The food felt surprisingly good to me and would've been fine to digest had I eaten less of it. I definitely enjoyed eating again after the cleanse and they served such a wide variety of healthy, nourishing food prepared with such metta, (loving kindness) that I simply couldn't resist piling my plate high or going back for seconds. Next time, I think I will control myself a bit more in order to go deeper into the meditations.




Friday, April 2, 2010

First Day at Vipassana




This past January, I found myself 90 miles from my home of Portland, OR, at the Northwest Vipassana Center in Onalaska, WA.

This is a retreat center which offers 10 day courses in Vipassana, a meditation technique which translates to "seeing things as they really are".

I had heard of this experience from several friends in my Seattle yoga community.
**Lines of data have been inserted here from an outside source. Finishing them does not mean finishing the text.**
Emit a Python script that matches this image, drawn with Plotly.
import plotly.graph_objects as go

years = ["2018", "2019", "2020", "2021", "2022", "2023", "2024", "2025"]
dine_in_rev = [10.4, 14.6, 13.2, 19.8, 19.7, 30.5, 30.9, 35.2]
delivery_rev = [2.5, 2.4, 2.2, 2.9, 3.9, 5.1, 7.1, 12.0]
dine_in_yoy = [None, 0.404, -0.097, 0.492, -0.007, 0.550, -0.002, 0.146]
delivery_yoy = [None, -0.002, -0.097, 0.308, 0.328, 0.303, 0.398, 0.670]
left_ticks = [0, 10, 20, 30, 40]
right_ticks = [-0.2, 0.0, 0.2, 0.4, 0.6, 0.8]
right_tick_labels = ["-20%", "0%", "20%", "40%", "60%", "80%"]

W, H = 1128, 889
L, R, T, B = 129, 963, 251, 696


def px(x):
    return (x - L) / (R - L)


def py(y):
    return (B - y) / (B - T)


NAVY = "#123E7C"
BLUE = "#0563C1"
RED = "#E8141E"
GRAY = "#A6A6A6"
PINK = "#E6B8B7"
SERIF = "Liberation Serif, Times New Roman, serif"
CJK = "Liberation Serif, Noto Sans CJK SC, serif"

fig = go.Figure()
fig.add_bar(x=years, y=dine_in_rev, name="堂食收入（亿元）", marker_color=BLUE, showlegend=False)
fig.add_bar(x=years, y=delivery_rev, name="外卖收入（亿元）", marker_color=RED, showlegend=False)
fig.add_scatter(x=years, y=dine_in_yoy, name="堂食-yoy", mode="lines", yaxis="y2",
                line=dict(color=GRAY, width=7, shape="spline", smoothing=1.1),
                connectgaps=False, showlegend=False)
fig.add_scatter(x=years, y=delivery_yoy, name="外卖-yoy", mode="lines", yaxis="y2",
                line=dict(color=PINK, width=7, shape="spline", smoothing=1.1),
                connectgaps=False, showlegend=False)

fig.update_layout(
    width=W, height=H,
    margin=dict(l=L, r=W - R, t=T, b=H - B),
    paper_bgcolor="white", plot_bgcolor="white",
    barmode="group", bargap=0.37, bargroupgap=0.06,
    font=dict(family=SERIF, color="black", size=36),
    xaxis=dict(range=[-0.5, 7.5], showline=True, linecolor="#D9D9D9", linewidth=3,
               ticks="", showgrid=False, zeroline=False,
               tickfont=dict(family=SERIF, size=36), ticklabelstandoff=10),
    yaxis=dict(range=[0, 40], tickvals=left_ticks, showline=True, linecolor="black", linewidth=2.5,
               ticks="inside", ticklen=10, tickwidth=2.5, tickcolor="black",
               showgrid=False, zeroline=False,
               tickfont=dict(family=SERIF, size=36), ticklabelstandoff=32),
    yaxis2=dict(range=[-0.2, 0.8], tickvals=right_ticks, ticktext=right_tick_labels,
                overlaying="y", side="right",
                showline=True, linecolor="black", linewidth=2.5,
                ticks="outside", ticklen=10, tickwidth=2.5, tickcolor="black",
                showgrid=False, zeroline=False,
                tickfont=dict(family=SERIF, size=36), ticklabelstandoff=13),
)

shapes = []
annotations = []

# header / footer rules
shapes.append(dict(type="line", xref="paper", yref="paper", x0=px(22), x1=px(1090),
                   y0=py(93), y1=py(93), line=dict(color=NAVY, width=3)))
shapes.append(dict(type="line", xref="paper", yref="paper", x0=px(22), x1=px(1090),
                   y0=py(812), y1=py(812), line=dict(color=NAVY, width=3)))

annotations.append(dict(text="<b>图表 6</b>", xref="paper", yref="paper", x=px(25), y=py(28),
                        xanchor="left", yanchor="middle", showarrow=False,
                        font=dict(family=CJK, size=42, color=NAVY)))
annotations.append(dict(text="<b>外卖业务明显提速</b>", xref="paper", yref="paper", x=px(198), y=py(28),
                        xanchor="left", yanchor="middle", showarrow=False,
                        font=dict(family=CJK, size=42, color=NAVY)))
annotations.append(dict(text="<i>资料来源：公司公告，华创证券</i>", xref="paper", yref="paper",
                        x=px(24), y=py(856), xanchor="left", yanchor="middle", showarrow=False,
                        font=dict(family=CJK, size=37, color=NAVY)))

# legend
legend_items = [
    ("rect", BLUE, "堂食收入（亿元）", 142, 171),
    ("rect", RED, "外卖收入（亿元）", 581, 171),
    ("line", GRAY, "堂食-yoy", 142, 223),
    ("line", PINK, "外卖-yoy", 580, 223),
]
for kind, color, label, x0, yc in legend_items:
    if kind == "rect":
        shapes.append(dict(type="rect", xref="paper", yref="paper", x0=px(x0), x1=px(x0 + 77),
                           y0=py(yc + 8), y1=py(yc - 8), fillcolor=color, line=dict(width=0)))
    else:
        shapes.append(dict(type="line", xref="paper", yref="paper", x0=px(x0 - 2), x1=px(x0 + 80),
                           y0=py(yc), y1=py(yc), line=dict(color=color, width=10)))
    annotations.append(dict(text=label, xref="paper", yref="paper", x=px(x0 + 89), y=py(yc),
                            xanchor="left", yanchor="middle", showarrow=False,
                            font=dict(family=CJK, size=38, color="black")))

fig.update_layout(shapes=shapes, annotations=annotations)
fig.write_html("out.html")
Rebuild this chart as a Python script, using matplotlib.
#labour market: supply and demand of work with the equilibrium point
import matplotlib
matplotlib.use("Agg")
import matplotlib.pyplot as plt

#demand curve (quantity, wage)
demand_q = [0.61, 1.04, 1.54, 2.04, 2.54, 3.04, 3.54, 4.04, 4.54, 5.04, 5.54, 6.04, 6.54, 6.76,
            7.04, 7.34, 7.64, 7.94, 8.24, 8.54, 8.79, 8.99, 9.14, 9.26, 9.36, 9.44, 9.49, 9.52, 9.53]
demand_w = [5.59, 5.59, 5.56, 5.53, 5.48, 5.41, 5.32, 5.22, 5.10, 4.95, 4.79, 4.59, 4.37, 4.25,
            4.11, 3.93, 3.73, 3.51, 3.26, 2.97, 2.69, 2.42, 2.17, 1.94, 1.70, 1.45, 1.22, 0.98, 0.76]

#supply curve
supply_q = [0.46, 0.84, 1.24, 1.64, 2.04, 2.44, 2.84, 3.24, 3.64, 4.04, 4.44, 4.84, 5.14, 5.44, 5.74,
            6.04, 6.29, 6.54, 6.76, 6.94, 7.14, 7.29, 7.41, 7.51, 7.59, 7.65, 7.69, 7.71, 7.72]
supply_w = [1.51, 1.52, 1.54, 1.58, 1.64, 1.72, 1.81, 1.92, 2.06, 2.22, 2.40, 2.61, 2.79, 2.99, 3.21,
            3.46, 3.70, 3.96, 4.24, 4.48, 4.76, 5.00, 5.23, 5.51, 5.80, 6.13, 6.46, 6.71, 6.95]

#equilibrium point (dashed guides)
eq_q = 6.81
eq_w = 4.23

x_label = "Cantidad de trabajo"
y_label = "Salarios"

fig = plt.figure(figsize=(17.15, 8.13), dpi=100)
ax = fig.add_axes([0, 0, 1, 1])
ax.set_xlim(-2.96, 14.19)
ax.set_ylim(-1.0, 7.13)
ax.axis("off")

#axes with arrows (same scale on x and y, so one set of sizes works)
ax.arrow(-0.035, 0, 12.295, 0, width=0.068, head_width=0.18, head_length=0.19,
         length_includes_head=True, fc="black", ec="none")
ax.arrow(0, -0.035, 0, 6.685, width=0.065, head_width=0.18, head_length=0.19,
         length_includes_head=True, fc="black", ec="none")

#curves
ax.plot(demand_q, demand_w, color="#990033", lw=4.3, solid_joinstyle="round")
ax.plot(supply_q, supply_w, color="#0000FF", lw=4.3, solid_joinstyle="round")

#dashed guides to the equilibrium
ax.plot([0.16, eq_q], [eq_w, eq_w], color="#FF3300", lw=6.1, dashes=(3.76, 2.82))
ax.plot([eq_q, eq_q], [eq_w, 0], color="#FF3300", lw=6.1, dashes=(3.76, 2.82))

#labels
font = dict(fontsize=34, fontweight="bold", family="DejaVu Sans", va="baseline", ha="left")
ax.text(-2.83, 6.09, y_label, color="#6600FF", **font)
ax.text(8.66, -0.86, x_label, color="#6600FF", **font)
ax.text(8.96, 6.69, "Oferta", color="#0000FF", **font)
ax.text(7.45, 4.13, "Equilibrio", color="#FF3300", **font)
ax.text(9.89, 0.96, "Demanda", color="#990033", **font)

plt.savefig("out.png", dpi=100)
A former boyfriend of mine shared a photograph with me of he and two of his friends just after completing a 10 day course in Hawaii. It was compelling how their faces shined in pure bliss and ecstatic joy. They were all grinning from ear-to-ear with their faces crammed together in the frame of the camera lens.
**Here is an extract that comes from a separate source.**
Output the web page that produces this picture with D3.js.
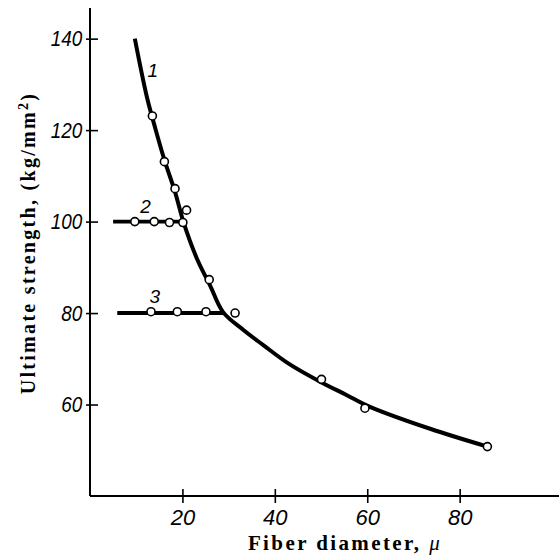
<!DOCTYPE html>
<html>
<head>
<meta charset="utf-8">
<script src="https://cdn.jsdelivr.net/npm/d3@7"></script>
<style>
  body { margin: 0; background: #fff; }
  svg { display: block; }
</style>
</head>
<body>
<script>
// values
const xTicks = [20, 40, 60, 80];
const yTicks = [60, 80, 100, 120, 140];

// curve 1: smooth fitted line
const curve1 = [
  [9.7, 140], [12.3, 127.3], [14.1, 120.5], [16.1, 113.5], [18.4, 106.5],
  [20.2, 100], [23.1, 92], [26, 86], [28.8, 80.2], [33.2, 76.3], [37.5, 73],
  [42.9, 69], [49.8, 65], [55.5, 62.1], [60.6, 59.5], [73.6, 54.7], [86, 50.8]
];
const points1 = [
  [13.5, 123.1], [16.1, 113.1], [18.4, 107.2], [20.9, 102.5], [25.8, 87.3],
  [31.4, 80], [50.1, 65.5], [59.5, 59.2], [86, 50.8]
];
// curve 2 and 3: horizontal runs
const line2 = [[5, 100], [20.1, 100]];
const points2 = [[9.7, 100], [13.9, 100], [17.2, 99.8], [20.1, 99.8]];
const line3 = [[5.9, 80], [29, 80]];
const points3 = [[13.2, 80.3], [18.9, 80.3], [25.1, 80.3]];

const curveLabels = [
  {text: "1", x: 13.6, y: 131.6},
  {text: "2", x: 12, y: 101.8},
  {text: "3", x: 14, y: 82.1}
];

const width  = 559;
const height = 556;

const x = d3.scaleLinear().domain([0, 101.5]).range([90, 559]);
const y = d3.scaleLinear().domain([40, 146.7]).range([496, 8]);

const svg = d3.select("body").append("svg")
  .attr("width", width)
  .attr("height", height);

const numFont = "'Liberation Sans', Arial, sans-serif";
const serif   = "'Liberation Serif', 'DejaVu Serif', serif";

// axes
const xAxis = svg.append("g")
  .attr("transform", `translate(0,${y(40)})`)
  .call(d3.axisBottom(x).tickValues(xTicks).tickSize(0).tickPadding(13));
xAxis.select(".domain").attr("stroke-width", 2).attr("d", `M${x(0)},0H${width}`);
xAxis.selectAll(".tick line").attr("y1", -7).attr("y2", 7).attr("stroke-width", 1.6);
xAxis.selectAll(".tick text")
  .attr("dy", "0.71em")
  .style("font", `italic 22px ${numFont}`)
  .attr("fill", "#000");

const yAxis = svg.append("g")
  .attr("transform", `translate(${x(0)},0)`)
  .call(d3.axisLeft(y).tickValues(yTicks).tickSize(0).tickPadding(8));
yAxis.select(".domain").attr("stroke-width", 2).attr("d", `M0,${y(146.7)}V${y(40)}`);
yAxis.selectAll(".tick line").attr("x1", -4).attr("x2", 8).attr("stroke-width", 1.6);
yAxis.selectAll(".tick text")
  .attr("transform", "scale(0.86,1)")
  .attr("x", -9)
  .style("font", `italic 22px ${numFont}`)
  .attr("fill", "#000");

// axis titles
const yt = svg.append("text")
  .attr("transform", `translate(35,243) rotate(-90)`)
  .attr("text-anchor", "middle")
  .style("font", `bold 20px ${serif}`)
  .style("letter-spacing", "2.3px")
  .text("Ultimate strength, (kg/mm");
yt.append("tspan").attr("dy", -7).style("font-size", "14px").text("2");
yt.append("tspan").attr("dy", 7).text(")");

const xt = svg.append("text")
  .attr("x", 345).attr("y", 550)
  .attr("text-anchor", "middle")
  .style("font", `bold 21px ${serif}`)
  .style("letter-spacing", "2.4px")
  .text("Fiber diameter, ");
xt.append("tspan").style("font-style", "italic").style("font-weight", "normal").text("μ");

// lines
const line = d3.line().x(d => x(d[0])).y(d => y(d[1]));
const smooth = d3.line().x(d => x(d[0])).y(d => y(d[1])).curve(d3.curveCatmullRom);

svg.append("path").datum(curve1)
  .attr("d", smooth).attr("fill", "none").attr("stroke", "#000").attr("stroke-width", 4);
svg.append("path").datum(line2)
  .attr("d", line).attr("fill", "none").attr("stroke", "#000").attr("stroke-width", 3.8);
svg.append("path").datum(line3)
  .attr("d", line).attr("fill", "none").attr("stroke", "#000").attr("stroke-width", 4);

// markers
svg.append("g").selectAll("circle")
  .data(points1.concat(points2, points3))
  .join("circle")
  .attr("cx", d => x(d[0]))
  .attr("cy", d => y(d[1]))
  .attr("r", 4)
  .attr("fill", "#fff")
  .attr("stroke", "#000")
  .attr("stroke-width", 1.6);

// curve numbers
svg.append("g").selectAll("text")
  .data(curveLabels)
  .join("text")
  .attr("x", d => x(d.x))
  .attr("y", d => y(d.y))
  .attr("text-anchor", "middle")
  .style("font", `italic 19px ${numFont}`)
  .text(d => d.text);
</script>
</body>
</html>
This piqued my curiosity, definitely, but it wasn't until about 2 years later that I actually looked into going to a retreat center myself. My boyfriend of the time and I were not working and I mentioned to him that it may be a good time to go while we had the freedom to. We looked at their website, www.dhamma.org, and the available dates. The courses typically run from Wednesday through the 2nd Sunday.
He had 2 children which visited every other weekend, so he decided it would not be possible for him. Unfortunately, I followed suit, instead of just going on my own and it wasn't until a year later that I actually went.

I say this because the whole time I was there, my only regret was not coming sooner. I remember counting up the hours that we were meditating each day and adding up 10 total. The first bell rings at 4:00am and meditation begins at 4:30am. On the evening of the first day, just after our tea and fruit break, I looked at the schedule and realized I still had two more hours of meditation ahead of me, along with the evening video discourse. When the bell rang to meet in the hall, I begrudgingly drug my feet along the path, saying to myself, "Okay, let's do this!" with all the vigor I could muster.
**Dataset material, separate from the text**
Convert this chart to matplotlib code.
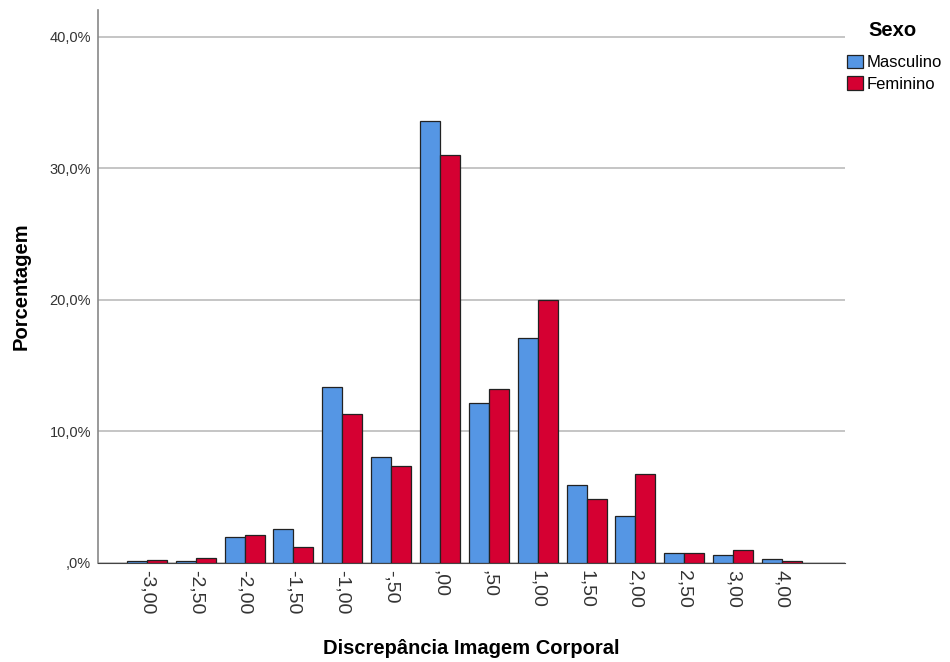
import matplotlib
matplotlib.use("Agg")
import matplotlib.pyplot as plt
import numpy as np

plt.rcParams['font.family'] = ['Liberation Sans', 'DejaVu Sans']

categories = ["-3,00", "-2,50", "-2,00", "-1,50", "-1,00", "-,50", ",00", ",50",
              "1,00", "1,50", "2,00", "2,50", "3,00", "4,00"]
masculino = [0.15, 0.15, 2.0, 2.55, 13.4, 8.05, 33.6, 12.2, 17.1, 5.9, 3.6, 0.75, 0.6, 0.33]
feminino = [0.25, 0.4, 2.1, 1.2, 11.3, 7.4, 31.0, 13.2, 20.0, 4.85, 6.8, 0.75, 1.0, 0.13]
yticks = [0, 10, 20, 30, 40]
ytick_labels = [",0%", "10,0%", "20,0%", "30,0%", "40,0%"]

fig = plt.figure(figsize=(9.5, 6.62), dpi=100)
ax = fig.add_axes([98/950, 1-563/662, (845-98)/950, (563-10)/662])

x = np.arange(len(categories))
w = 0.41
blue = '#5596E4'
red = '#D50032'
ax.bar(x - w/2, masculino, width=w, color=blue, edgecolor='#222222', linewidth=0.9,
       label='Masculino', zorder=3)
ax.bar(x + w/2, feminino, width=w, color=red, edgecolor='#222222', linewidth=0.9,
       label='Feminino', zorder=3)

ax.set_xlim(-1.0, 14.29)
ax.set_ylim(0, 42.05)
ax.set_yticks(yticks)
ax.set_yticklabels(ytick_labels, fontsize=10.5, color='#333333')
ax.set_xticks(x)
ax.set_xticklabels(categories, rotation=-90, fontsize=14, color='#333333')
ax.tick_params(axis='x', length=0, pad=5)
ax.tick_params(axis='y', length=0, pad=5)
ax.yaxis.grid(True, color='#BBBBBB', linewidth=1.2, zorder=0)
for s in ['top', 'right']:
    ax.spines[s].set_visible(False)
ax.spines['left'].set_color('#888888')
ax.spines['bottom'].set_color('#444444')
ax.spines['left'].set_linewidth(1.2)

ax.set_ylabel('Porcentagem', fontsize=14.5, fontweight='bold')
ax.set_xlabel('Discrepância Imagem Corporal', fontsize=14.5, fontweight='bold')
ax.xaxis.set_label_coords(0.5, -0.138)
ax.yaxis.set_label_coords(-0.09, 0.5)

leg = fig.legend(loc='upper left', bbox_to_anchor=(847/950, 1-55/662),
                 frameon=False, fontsize=12, handlelength=0.95, handleheight=0.85,
                 handletextpad=0.2, labelspacing=0.35, borderaxespad=0, borderpad=0)
fig.text(868/950, 1-30/662, 'Sexo', fontsize=14.5, fontweight='bold', va='center', ha='left')

fig.savefig('out.png', dpi=100)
We meditated for an hour and took a short break before the discourse. At first, I didn't really know what to make of it. The teacher in the videos, S.N. Goenka, who brought Vipassana to the West from Burma and India, looked like an overweight and unhealthy old man. He spoke slowly and seriously, saying that this technique will help you, but you must work. Every person must do their own work. My judgments and boredom were quickly transformed as Goenka began to explain just how this technique works on the subtle layers of the mind, slowly eradicating our impulses to react to pleasant or unpleasant sensations and thus breaking the chains of suffering. He also began introducing us, little by little, to his amazing gift for humorous storytelling and I found myself feeling more overjoyed than I had all day. He offers his students encouragement and compassion, but reminds us firmly how we must work and that it is only us who can work out our own liberation. No one else can do that for you.

At the end of my first day, as I was lying there in my small twin bed after all the lights were out, I thought upon what I had learned from the discourse. As a person who feels like they have accumulated some serious karmic baggage and knows the ins and outs of suffering like the back of their hand, I couldn't help but feel very hopeful that Goenka, was indeed right. That this technique would be able to help me, so long as I truly applied myself. I just imagined for a moment that that were true and felt this overwhelming surge of hopefulness well up inside me. As one who also cries very easily, I lay there and felt tears of gratitude that I had found this path, streaming down my cheeks.